PROBLEM DETAILS —
Return the lines from the one with "Convert this diagram to SVG code." through the one with "Size-reduced random control samples</text></g>", exactly as they appear and with no pictures.

DATA TO USE —

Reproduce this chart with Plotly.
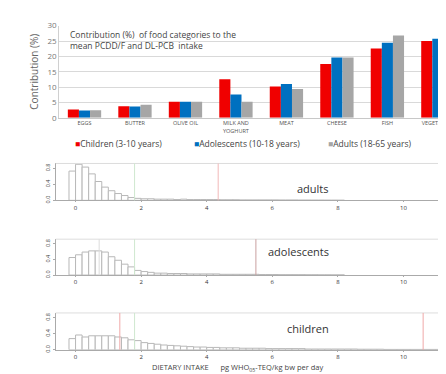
==
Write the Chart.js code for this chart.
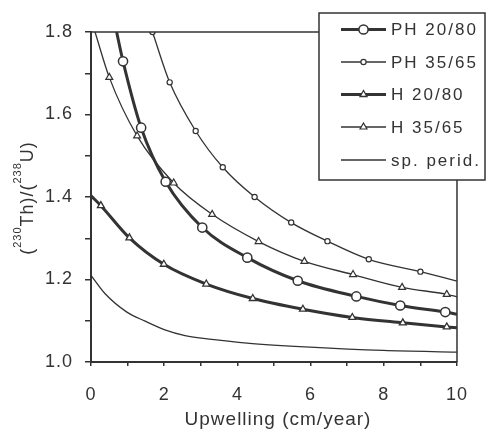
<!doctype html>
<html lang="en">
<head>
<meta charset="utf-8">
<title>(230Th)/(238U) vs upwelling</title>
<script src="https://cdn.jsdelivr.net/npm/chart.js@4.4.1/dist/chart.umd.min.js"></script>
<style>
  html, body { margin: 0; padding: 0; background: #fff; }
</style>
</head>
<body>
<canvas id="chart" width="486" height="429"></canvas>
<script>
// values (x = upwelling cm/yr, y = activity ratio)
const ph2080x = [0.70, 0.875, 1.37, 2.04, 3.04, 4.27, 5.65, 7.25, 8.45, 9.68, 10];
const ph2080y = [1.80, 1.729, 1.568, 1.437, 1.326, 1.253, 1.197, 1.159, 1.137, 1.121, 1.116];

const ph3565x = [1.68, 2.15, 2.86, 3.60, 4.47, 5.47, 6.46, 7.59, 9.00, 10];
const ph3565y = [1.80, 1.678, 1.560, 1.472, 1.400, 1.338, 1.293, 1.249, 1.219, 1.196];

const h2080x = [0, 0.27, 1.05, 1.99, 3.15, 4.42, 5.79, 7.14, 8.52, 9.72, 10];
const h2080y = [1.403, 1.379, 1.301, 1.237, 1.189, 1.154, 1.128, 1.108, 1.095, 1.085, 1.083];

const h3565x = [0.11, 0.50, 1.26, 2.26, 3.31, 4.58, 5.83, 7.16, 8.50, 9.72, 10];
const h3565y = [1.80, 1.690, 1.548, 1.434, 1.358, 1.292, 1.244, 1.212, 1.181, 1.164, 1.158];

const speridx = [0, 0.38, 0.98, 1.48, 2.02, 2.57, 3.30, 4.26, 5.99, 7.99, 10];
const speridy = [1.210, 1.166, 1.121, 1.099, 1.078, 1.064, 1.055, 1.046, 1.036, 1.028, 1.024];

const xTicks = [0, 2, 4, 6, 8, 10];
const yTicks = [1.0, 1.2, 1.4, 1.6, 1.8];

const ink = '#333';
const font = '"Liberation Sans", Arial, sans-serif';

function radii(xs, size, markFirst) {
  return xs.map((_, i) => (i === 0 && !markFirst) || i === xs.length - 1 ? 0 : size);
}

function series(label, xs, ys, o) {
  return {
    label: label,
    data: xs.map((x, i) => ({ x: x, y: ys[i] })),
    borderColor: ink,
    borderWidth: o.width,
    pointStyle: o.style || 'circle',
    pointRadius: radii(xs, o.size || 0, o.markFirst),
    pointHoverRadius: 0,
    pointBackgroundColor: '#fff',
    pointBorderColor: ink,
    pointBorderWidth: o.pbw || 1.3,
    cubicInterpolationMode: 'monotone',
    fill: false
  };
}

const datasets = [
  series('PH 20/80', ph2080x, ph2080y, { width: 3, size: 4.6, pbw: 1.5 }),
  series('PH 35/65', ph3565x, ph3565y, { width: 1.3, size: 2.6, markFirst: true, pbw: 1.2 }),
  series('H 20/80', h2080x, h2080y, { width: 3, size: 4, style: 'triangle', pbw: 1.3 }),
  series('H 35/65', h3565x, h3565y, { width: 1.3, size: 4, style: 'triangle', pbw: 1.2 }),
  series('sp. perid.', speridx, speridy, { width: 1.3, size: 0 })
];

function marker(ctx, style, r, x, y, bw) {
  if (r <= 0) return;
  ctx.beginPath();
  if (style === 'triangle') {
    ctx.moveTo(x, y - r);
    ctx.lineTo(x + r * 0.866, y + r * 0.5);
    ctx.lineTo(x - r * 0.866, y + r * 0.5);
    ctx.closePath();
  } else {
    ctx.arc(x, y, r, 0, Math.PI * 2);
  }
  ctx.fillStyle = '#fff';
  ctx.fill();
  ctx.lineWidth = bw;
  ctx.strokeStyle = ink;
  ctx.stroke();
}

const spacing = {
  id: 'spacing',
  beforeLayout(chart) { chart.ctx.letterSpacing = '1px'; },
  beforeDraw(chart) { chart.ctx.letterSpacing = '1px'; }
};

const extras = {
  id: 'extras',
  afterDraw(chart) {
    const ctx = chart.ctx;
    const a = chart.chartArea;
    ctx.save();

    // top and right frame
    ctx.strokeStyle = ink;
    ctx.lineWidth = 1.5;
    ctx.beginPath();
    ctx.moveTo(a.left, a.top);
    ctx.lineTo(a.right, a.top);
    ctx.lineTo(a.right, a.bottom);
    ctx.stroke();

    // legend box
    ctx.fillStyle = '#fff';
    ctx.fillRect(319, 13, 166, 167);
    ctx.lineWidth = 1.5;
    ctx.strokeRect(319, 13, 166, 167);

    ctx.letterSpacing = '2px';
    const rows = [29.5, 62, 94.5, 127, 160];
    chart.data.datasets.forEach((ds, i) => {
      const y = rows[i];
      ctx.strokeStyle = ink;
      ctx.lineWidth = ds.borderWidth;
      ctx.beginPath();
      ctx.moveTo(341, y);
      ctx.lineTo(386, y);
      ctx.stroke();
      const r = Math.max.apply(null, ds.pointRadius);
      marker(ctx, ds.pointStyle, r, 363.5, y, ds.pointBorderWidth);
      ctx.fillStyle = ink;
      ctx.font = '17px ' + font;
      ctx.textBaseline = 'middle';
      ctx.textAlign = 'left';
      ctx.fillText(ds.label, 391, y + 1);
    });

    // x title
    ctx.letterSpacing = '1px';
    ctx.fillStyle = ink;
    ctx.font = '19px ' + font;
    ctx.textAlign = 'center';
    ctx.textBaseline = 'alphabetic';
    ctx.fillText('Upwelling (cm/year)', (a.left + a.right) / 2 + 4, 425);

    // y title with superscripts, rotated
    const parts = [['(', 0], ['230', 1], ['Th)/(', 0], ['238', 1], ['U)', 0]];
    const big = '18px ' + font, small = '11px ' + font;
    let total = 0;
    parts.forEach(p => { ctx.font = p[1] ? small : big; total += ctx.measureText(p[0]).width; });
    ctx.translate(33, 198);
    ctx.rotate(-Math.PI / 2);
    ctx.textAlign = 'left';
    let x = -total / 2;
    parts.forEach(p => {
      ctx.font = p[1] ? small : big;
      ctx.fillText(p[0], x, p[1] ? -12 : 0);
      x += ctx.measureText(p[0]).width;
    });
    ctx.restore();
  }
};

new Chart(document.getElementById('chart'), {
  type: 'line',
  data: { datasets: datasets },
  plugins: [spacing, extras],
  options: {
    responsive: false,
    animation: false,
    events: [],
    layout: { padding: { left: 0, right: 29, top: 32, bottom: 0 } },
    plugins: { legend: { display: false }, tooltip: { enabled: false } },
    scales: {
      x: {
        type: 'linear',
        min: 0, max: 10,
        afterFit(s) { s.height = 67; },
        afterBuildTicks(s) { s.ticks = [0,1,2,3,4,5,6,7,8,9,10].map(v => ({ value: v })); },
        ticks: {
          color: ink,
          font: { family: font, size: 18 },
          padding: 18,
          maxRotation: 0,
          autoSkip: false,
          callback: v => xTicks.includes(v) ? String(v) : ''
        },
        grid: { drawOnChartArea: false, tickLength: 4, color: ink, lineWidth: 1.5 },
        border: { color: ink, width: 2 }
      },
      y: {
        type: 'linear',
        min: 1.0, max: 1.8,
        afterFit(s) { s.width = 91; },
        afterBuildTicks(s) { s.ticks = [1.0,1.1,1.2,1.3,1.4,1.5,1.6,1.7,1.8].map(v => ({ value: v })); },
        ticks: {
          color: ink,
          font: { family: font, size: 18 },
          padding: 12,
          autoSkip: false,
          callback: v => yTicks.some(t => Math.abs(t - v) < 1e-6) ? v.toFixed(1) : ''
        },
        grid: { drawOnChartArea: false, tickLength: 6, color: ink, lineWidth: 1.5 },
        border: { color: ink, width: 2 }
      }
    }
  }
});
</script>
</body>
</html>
...
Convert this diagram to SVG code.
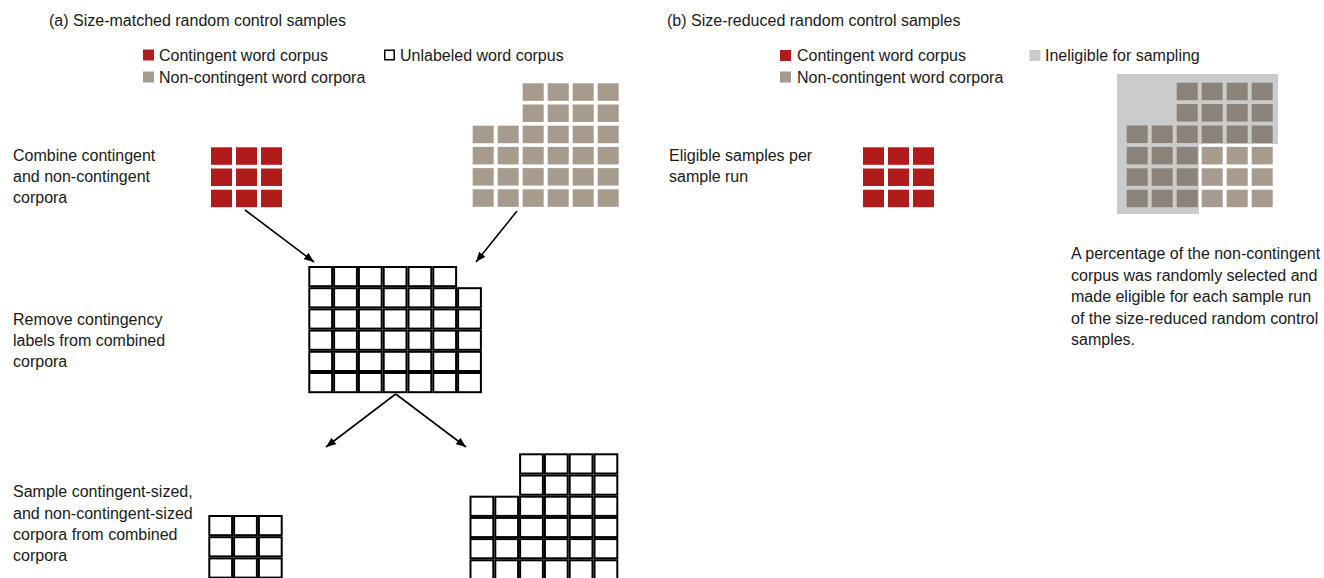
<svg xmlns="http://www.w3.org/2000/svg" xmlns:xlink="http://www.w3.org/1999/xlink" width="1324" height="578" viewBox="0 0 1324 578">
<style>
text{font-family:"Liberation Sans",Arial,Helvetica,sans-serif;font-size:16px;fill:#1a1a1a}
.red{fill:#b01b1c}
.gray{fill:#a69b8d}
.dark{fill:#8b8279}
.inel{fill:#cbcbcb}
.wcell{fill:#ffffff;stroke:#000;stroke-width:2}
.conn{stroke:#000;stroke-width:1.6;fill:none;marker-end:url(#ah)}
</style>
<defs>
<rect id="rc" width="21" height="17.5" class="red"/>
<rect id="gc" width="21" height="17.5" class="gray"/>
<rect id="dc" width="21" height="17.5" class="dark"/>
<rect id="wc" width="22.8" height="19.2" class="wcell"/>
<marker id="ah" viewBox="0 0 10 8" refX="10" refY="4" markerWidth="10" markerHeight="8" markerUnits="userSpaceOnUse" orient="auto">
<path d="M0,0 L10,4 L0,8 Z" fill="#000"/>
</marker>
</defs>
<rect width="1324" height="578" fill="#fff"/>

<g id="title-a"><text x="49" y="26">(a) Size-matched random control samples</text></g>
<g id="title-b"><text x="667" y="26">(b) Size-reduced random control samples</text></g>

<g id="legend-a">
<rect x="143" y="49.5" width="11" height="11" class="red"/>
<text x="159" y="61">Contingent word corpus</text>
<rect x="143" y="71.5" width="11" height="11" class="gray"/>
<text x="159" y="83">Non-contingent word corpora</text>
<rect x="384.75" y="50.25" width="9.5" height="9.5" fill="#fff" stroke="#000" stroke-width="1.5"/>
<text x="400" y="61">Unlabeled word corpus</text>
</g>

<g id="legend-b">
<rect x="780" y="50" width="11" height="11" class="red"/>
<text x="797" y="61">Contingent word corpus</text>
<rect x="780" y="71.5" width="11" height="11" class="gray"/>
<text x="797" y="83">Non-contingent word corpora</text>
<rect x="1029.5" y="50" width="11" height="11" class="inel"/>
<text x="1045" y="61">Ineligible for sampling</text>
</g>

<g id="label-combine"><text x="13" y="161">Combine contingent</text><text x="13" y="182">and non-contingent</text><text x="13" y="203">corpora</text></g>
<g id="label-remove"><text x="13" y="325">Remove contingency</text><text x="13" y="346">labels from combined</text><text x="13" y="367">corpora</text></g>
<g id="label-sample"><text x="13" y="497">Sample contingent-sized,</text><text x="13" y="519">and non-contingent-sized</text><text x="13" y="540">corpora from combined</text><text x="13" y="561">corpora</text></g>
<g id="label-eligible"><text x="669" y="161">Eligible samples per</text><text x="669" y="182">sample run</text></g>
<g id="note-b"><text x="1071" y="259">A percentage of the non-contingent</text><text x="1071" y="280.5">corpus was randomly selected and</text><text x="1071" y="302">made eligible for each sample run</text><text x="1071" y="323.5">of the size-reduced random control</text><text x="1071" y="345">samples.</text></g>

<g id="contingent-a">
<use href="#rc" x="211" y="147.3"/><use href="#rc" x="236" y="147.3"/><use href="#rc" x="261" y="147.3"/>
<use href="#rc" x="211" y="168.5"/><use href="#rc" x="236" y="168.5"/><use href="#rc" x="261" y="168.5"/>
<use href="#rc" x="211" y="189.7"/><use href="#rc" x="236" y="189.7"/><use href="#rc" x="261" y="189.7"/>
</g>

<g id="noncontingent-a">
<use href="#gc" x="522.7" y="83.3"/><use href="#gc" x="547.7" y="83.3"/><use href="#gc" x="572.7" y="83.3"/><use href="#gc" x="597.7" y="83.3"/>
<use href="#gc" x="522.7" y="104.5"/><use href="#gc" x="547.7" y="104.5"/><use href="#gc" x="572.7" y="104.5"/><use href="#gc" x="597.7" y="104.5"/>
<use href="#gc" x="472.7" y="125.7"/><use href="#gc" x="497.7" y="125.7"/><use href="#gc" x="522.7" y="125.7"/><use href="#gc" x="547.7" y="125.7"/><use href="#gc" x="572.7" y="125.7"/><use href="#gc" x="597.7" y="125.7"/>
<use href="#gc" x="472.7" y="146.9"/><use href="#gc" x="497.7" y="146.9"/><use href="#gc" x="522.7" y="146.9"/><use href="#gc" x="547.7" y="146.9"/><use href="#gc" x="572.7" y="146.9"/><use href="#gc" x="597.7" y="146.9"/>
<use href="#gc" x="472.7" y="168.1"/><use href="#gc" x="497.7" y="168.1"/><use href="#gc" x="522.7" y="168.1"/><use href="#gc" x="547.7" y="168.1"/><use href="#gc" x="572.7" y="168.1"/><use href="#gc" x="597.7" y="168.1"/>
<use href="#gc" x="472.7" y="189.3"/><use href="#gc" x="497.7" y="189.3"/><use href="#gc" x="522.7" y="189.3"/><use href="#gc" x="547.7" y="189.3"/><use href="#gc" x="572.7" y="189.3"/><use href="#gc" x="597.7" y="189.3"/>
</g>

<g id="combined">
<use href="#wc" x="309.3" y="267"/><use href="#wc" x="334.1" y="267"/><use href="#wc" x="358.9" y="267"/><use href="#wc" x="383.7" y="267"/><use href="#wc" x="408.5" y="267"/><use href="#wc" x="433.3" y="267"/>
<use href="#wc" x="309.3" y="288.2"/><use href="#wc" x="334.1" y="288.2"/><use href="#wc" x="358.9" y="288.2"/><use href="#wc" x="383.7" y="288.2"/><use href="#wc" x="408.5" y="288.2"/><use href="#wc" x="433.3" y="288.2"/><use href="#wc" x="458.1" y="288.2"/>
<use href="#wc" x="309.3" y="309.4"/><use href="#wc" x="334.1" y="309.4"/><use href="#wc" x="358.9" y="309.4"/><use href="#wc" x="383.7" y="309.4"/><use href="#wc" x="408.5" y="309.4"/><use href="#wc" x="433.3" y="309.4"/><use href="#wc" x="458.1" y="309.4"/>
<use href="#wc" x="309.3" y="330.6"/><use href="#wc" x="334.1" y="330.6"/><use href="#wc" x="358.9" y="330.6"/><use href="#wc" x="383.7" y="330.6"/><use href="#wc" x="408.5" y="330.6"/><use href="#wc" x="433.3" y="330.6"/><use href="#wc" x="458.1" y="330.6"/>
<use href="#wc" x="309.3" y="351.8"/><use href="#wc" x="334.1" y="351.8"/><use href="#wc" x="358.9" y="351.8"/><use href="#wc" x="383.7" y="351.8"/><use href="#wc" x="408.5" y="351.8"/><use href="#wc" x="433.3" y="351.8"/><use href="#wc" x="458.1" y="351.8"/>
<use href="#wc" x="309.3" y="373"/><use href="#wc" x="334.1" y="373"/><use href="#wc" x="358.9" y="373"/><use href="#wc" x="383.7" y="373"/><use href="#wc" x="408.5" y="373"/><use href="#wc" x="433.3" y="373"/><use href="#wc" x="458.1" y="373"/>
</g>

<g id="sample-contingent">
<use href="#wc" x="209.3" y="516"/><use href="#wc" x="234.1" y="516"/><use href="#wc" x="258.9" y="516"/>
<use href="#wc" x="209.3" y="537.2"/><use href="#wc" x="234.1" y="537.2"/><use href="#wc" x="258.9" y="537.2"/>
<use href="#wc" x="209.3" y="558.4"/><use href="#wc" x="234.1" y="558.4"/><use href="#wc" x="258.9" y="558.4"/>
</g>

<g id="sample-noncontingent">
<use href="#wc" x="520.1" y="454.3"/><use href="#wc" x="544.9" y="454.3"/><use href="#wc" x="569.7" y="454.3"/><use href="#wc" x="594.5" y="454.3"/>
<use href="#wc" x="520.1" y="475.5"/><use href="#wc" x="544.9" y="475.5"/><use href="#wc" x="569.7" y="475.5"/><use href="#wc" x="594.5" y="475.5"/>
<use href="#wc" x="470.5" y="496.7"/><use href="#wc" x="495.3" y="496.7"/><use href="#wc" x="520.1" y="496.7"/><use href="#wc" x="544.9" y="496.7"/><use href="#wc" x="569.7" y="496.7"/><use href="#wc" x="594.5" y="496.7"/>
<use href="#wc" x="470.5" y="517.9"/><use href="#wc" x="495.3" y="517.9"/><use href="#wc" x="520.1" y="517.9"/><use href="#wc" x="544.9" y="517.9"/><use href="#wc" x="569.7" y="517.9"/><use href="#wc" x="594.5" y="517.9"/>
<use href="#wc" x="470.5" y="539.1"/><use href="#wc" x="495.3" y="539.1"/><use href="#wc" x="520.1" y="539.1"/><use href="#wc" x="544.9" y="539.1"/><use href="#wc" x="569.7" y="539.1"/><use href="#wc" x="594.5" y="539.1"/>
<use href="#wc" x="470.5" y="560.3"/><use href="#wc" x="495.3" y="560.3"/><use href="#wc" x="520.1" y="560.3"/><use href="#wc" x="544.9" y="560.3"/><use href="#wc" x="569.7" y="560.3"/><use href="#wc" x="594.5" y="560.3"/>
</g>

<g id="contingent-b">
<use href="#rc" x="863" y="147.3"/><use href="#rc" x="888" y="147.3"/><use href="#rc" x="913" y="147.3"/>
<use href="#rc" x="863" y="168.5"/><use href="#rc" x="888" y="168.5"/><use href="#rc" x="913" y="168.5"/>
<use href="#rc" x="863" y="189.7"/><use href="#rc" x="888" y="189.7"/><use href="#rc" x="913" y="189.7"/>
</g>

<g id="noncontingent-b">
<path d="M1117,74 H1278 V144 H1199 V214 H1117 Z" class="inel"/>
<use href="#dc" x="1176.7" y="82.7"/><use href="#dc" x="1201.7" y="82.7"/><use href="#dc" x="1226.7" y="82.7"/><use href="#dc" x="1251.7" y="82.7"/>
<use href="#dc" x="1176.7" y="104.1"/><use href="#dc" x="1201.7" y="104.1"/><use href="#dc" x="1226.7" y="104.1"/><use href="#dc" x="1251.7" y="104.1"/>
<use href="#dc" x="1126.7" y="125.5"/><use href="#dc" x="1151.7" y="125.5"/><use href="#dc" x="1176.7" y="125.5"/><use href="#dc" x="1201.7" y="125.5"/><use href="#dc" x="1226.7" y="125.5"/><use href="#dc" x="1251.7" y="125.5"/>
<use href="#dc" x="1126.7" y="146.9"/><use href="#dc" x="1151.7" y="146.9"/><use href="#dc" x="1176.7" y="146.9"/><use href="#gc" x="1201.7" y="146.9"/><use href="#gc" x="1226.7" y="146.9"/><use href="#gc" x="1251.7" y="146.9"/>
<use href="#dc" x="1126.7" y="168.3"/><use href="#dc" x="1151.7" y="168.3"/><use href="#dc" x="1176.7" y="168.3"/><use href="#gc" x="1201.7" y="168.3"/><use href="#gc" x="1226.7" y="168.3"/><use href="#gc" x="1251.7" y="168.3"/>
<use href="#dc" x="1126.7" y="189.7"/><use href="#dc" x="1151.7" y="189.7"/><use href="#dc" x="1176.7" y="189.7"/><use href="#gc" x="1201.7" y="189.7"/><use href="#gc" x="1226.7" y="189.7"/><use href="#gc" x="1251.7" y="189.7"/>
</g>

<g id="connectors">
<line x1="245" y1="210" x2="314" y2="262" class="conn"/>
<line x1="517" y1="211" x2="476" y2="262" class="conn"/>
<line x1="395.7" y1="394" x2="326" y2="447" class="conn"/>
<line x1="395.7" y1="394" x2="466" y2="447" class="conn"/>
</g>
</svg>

SOLVED EXERCISE —
Convert this diagram to SVG code.
<svg xmlns="http://www.w3.org/2000/svg" xmlns:xlink="http://www.w3.org/1999/xlink" width="1324" height="578" viewBox="0 0 1324 578">
<style>
text{font-family:"Liberation Sans",Arial,Helvetica,sans-serif;font-size:16px;fill:#1a1a1a}
.red{fill:#b01b1c}
.gray{fill:#a69b8d}
.dark{fill:#8b8279}
.inel{fill:#cbcbcb}
.wcell{fill:#ffffff;stroke:#000;stroke-width:2}
.conn{stroke:#000;stroke-width:1.6;fill:none;marker-end:url(#ah)}
</style>
<defs>
<rect id="rc" width="21" height="17.5" class="red"/>
<rect id="gc" width="21" height="17.5" class="gray"/>
<rect id="dc" width="21" height="17.5" class="dark"/>
<rect id="wc" width="22.8" height="19.2" class="wcell"/>
<marker id="ah" viewBox="0 0 10 8" refX="10" refY="4" markerWidth="10" markerHeight="8" markerUnits="userSpaceOnUse" orient="auto">
<path d="M0,0 L10,4 L0,8 Z" fill="#000"/>
</marker>
</defs>
<rect width="1324" height="578" fill="#fff"/>

<g id="title-a"><text x="49" y="26">(a) Size-matched random control samples</text></g>
<g id="title-b"><text x="667" y="26">(b) Size-reduced random control samples</text></g>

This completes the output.